The pair of disasters swept away thousands of lives, leaving thousands more without homes and spawned a nuclear catastrophe.

"We, the Japanese people, desire to express our sincere thanks to you all," the Prime Minister Naoto Kan wrote.

"Japan will recover and come back even stronger. We will then repay you for your generous help."

Many Swedes wishing to help have contacted the Japanese embassy in Stockholm.

Donations have been referred to the Red Cross, which has thus far received about three million kronor (around $490,000) toward the disaster.

“He would like to thank all countries, including Sweden, for all the warm words and contributions," Ueda told TT.

The Japanese embassy spokesperson also mentioned an 8-year-old boy who wrote him a letter after seeing victims on television without water.

"He wrote that he would give his allowance so that they could get a bottle of water. I was very touched. The important thing is not the money but the love and compassion," he said.

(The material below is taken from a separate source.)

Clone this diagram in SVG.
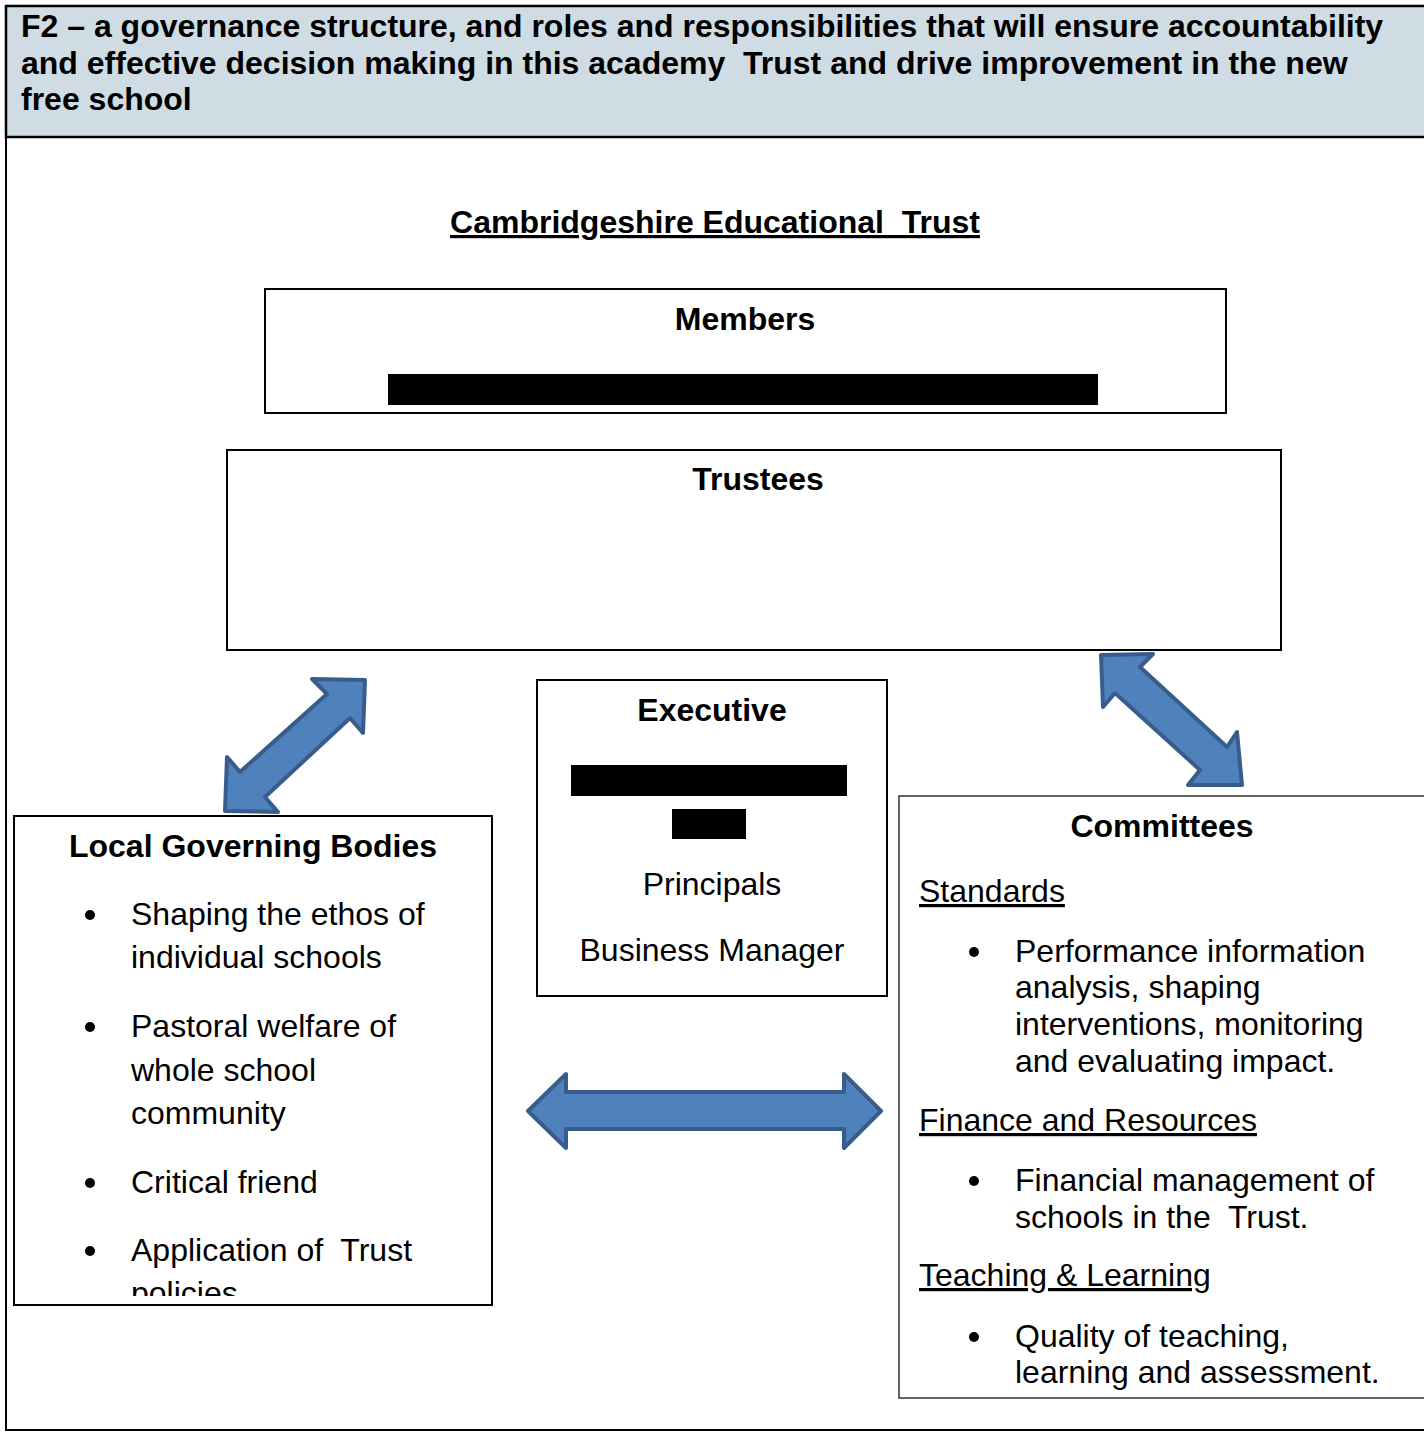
<svg xmlns="http://www.w3.org/2000/svg" width="1424" height="1432" viewBox="0 0 1424 1432">
<style>
text{font-family:"Liberation Sans",Arial,sans-serif;fill:#000}
.h{font-size:32px;font-weight:bold}
.b{font-size:32px;font-weight:bold}
.t{font-size:32px}
.c{text-anchor:middle}
.u{text-decoration:underline}
.box{fill:#fff;stroke:#000;stroke-width:2}
.bar{fill:#000}
.arrow{fill:#4F81BD;stroke:#385D8A;stroke-width:4;stroke-linejoin:round}
</style>
<defs>
<clipPath id="lgbclip"><rect x="15" y="817" width="476" height="479"/></clipPath>
</defs>
<rect x="0" y="0" width="1424" height="1432" fill="#fff"/>
<g id="frame">
<rect x="6" y="6" width="1430" height="131" fill="#CFDCE4" stroke="#000" stroke-width="2.5"/>
<line x1="6" y1="137" x2="6" y2="1431" stroke="#000" stroke-width="2"/>
<line x1="6" y1="1430" x2="1424" y2="1430" stroke="#000" stroke-width="2"/>
<text class="h" x="21" y="37">F2 – a governance structure, and roles and responsibilities that will ensure accountability</text>
<text class="h" x="21" y="74" xml:space="preserve">and effective decision making in this academy  Trust and drive improvement in the new</text>
<text class="h" x="21" y="110">free school</text>
</g>
<g id="title">
<text class="b c u" x="715" y="233" xml:space="preserve">Cambridgeshire Educational  Trust</text>
</g>
<g id="members">
<rect class="box" x="265" y="289" width="961" height="124"/>
<text class="b c" x="745" y="330">Members</text>
<rect class="bar" x="388" y="374" width="710" height="31"/>
</g>
<g id="trustees">
<rect class="box" x="227" y="450" width="1054" height="200"/>
<text class="b c" x="758" y="490">Trustees</text>
</g>
<g id="executive">
<rect class="box" x="537" y="680" width="350" height="316"/>
<text class="b c" x="712" y="721">Executive</text>
<rect class="bar" x="571" y="765" width="276" height="31"/>
<rect class="bar" x="672" y="809" width="74" height="30"/>
<text class="t c" x="712" y="895">Principals</text>
<text class="t c" x="712" y="961">Business Manager</text>
</g>
<g id="lgb">
<rect class="box" x="14" y="816" width="478" height="489"/>
<text class="b c" x="253" y="857">Local Governing Bodies</text>
<g clip-path="url(#lgbclip)">
<circle cx="90" cy="915" r="5"/>
<text class="t" x="131" y="925">Shaping the ethos of</text>
<text class="t" x="131" y="968">individual schools</text>
<circle cx="90" cy="1027" r="5"/>
<text class="t" x="131" y="1037">Pastoral welfare of</text>
<text class="t" x="131" y="1081">whole school</text>
<text class="t" x="131" y="1124">community</text>
<circle cx="90" cy="1183" r="5"/>
<text class="t" x="131" y="1193">Critical friend</text>
<circle cx="90" cy="1251" r="5"/>
<text class="t" x="131" y="1261" xml:space="preserve">Application of  Trust</text>
<text class="t" x="131" y="1304">policies</text>
</g>
</g>
<g id="committees">
<rect x="899" y="796" width="540" height="602" fill="#fff" stroke="#333" stroke-width="1.5"/>
<text class="b c" x="1162" y="837">Committees</text>
<text class="t u" x="919" y="902">Standards</text>
<circle cx="974" cy="952" r="5"/>
<text class="t" x="1015" y="962">Performance information</text>
<text class="t" x="1015" y="998">analysis, shaping</text>
<text class="t" x="1015" y="1035">interventions, monitoring</text>
<text class="t" x="1015" y="1072">and evaluating impact.</text>
<text class="t u" x="919" y="1131">Finance and Resources</text>
<circle cx="974" cy="1181" r="5"/>
<text class="t" x="1015" y="1191">Financial management of</text>
<text class="t" x="1015" y="1228" xml:space="preserve">schools in the  Trust.</text>
<text class="t u" x="919" y="1286">Teaching &amp; Learning</text>
<circle cx="974" cy="1337" r="5"/>
<text class="t" x="1015" y="1347">Quality of teaching,</text>
<text class="t" x="1015" y="1383">learning and assessment.</text>
</g>
<g id="connectors">
<polygon class="arrow" points="365,680 312,679 327,694 240,772 227,757 225,811 278,812 265,797 350,718 363,733"/>
<polygon class="arrow" points="1101,655 1153,654 1140,667 1227,747 1237,732 1242,785 1188,785 1200,770 1115,693 1103,707"/>
<polygon class="arrow" points="528,1111 566,1074 566,1092 844,1092 844,1074 881,1111 844,1148 844,1129 566,1129 566,1148"/>
</g>
</svg>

The boy’s letter and gift also was mentioned in a Japanese newspaper.

To date, the Japanese National Police Agency has confirmed 12,915 deaths and 14,921 people missing across eighteen prefectures, as well as more than 125,000 buildings damaged or destroyed.

Approximately 4.4 million households in northeastern Japan were left without electricity and 1.5 million without water.

The earthquake ranks as one of the five most powerful in the world overall since modern record-keeping began in 1900.

With recovery estimates hovering around 2 billion kronor ($309 billion), it also will be the world's most expensive natural disaster to date.